A mortgage will be revised when either the lender or the borrower of a home loan approaches the other party about the possibility of changing the terms of the contract. Usually, it is the borrower who will approach the lender about the modification. The two sides will work out mutually agreeable terms, and then an amendment to the current mortgage document will be drawn up. Once both parties sign it, the mortgage is modified.
Mortgages often are revised when the borrower is in danger of not meeting the terms of the contract. Sometimes, a borrower may find that she is not able to make her monthly payments. For example, she may have seen a decline in her income or, under an adjustable rate mortgage, prevailing interest rates could have spiked. By modifying the mortgage terms, the borrower is able to stay in her house and the lender does not have to foreclose.

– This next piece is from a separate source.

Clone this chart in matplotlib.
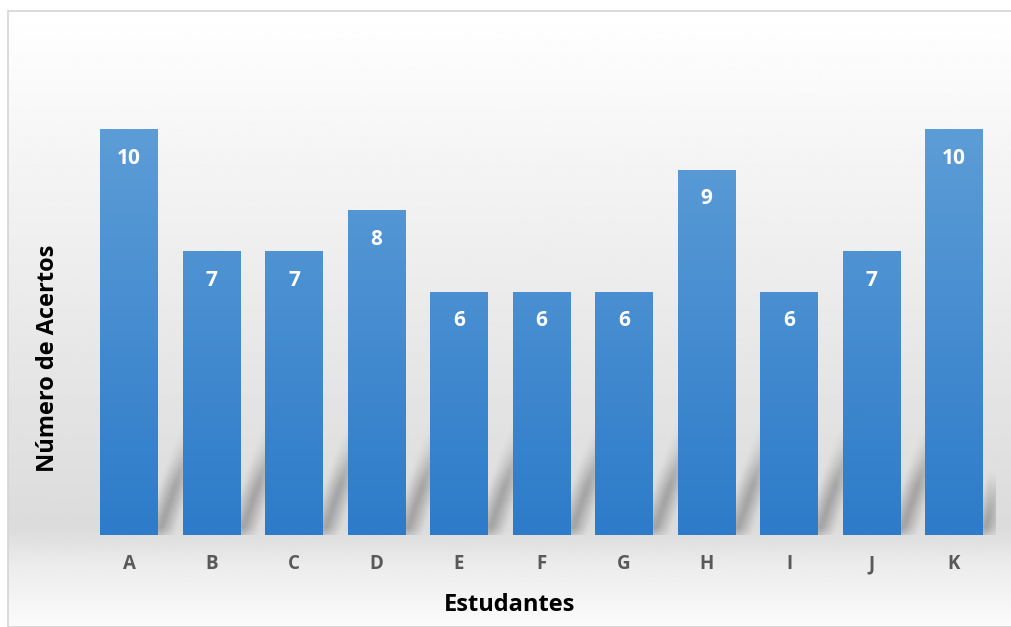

Modification vs. Refinancing
The main advantage to modifying a loan over refinancing it is expense. When a person refinances a mortgage, he goes through the same process as when he took out the original home loan, with many of the same expenses. This process can be costly and time consuming. By contrast, while a person may have to pay legal fees to have a revision drawn up, the modification process is generally simpler and less costly.
The main difficulty with the modification of a mortgage is that, unlike with refinancing, a person can only modify his mortgage with his current lender. If either the lender or the borrower does not wish to modify the contract or the two parties cannot reach terms, the revision cannot happen. Sometimes, a borrower will find himself unable to refinance -- often due to a poor credit score -- and will be forced into foreclosure when his lender won't modify his contract.